Job: Repeat each line exactly, leaving nothing out.

Data:

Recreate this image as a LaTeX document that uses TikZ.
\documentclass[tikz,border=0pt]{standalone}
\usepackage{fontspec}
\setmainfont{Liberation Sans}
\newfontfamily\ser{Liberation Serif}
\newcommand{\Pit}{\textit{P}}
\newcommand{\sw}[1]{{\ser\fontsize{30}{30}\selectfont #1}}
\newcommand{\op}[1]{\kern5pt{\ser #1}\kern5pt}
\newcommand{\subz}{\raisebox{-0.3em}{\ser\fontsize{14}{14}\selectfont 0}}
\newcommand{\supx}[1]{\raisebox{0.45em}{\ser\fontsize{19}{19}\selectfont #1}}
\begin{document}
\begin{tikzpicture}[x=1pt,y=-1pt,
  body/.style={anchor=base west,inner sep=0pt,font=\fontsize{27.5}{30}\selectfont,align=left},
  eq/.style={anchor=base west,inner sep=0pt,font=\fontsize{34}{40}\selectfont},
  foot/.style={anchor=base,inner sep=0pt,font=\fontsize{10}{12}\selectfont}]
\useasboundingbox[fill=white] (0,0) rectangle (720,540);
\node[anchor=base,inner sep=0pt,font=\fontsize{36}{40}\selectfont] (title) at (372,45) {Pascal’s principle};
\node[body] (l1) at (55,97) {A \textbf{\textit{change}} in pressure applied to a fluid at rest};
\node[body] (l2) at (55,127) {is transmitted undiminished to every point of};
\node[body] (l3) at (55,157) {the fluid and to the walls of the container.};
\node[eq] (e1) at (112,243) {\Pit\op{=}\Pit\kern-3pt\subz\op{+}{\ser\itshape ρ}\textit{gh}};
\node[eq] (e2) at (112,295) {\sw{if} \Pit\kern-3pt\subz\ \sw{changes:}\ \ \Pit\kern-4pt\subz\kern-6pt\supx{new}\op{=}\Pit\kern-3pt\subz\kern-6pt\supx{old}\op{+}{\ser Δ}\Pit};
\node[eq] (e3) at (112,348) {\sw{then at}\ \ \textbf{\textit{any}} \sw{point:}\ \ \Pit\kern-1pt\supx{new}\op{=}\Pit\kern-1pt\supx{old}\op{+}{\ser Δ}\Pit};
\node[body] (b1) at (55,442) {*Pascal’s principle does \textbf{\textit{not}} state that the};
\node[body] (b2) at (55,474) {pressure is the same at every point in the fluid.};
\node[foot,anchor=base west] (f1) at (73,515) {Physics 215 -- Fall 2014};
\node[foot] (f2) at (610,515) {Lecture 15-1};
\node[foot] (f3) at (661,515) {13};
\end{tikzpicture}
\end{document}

Worked answer:
Recreate this image as a LaTeX document that uses TikZ.
\documentclass[tikz,border=0pt]{standalone}
\usepackage{fontspec}
\setmainfont{Liberation Sans}
\newfontfamily\ser{Liberation Serif}
\newcommand{\Pit}{\textit{P}}
\newcommand{\sw}[1]{{\ser\fontsize{30}{30}\selectfont #1}}
\newcommand{\op}[1]{\kern5pt{\ser #1}\kern5pt}
\newcommand{\subz}{\raisebox{-0.3em}{\ser\fontsize{14}{14}\selectfont 0}}
\newcommand{\supx}[1]{\raisebox{0.45em}{\ser\fontsize{19}{19}\selectfont #1}}
\begin{document}
\begin{tikzpicture}[x=1pt,y=-1pt,
  body/.style={anchor=base west,inner sep=0pt,font=\fontsize{27.5}{30}\selectfont,align=left},
  eq/.style={anchor=base west,inner sep=0pt,font=\fontsize{34}{40}\selectfont},
  foot/.style={anchor=base,inner sep=0pt,font=\fontsize{10}{12}\selectfont}]
\useasboundingbox[fill=white] (0,0) rectangle (720,540);
\node[anchor=base,inner sep=0pt,font=\fontsize{36}{40}\selectfont] (title) at (372,45) {Pascal’s principle};
\node[body] (l1) at (55,97) {A \textbf{\textit{change}} in pressure applied to a fluid at rest};
\node[body] (l2) at (55,127) {is transmitted undiminished to every point of};
\node[body] (l3) at (55,157) {the fluid and to the walls of the container.};
\node[eq] (e1) at (112,243) {\Pit\op{=}\Pit\kern-3pt\subz\op{+}{\ser\itshape ρ}\textit{gh}};
\node[eq] (e2) at (112,295) {\sw{if} \Pit\kern-3pt\subz\ \sw{changes:}\ \ \Pit\kern-4pt\subz\kern-6pt\supx{new}\op{=}\Pit\kern-3pt\subz\kern-6pt\supx{old}\op{+}{\ser Δ}\Pit};
\node[eq] (e3) at (112,348) {\sw{then at}\ \ \textbf{\textit{any}} \sw{point:}\ \ \Pit\kern-1pt\supx{new}\op{=}\Pit\kern-1pt\supx{old}\op{+}{\ser Δ}\Pit};
\node[body] (b1) at (55,442) {*Pascal’s principle does \textbf{\textit{not}} state that the};
\node[body] (b2) at (55,474) {pressure is the same at every point in the fluid.};
\node[foot,anchor=base west] (f1) at (73,515) {Physics 215 -- Fall 2014};
\node[foot] (f2) at (610,515) {Lecture 15-1};
\node[foot] (f3) at (661,515) {13};
\end{tikzpicture}
\end{document}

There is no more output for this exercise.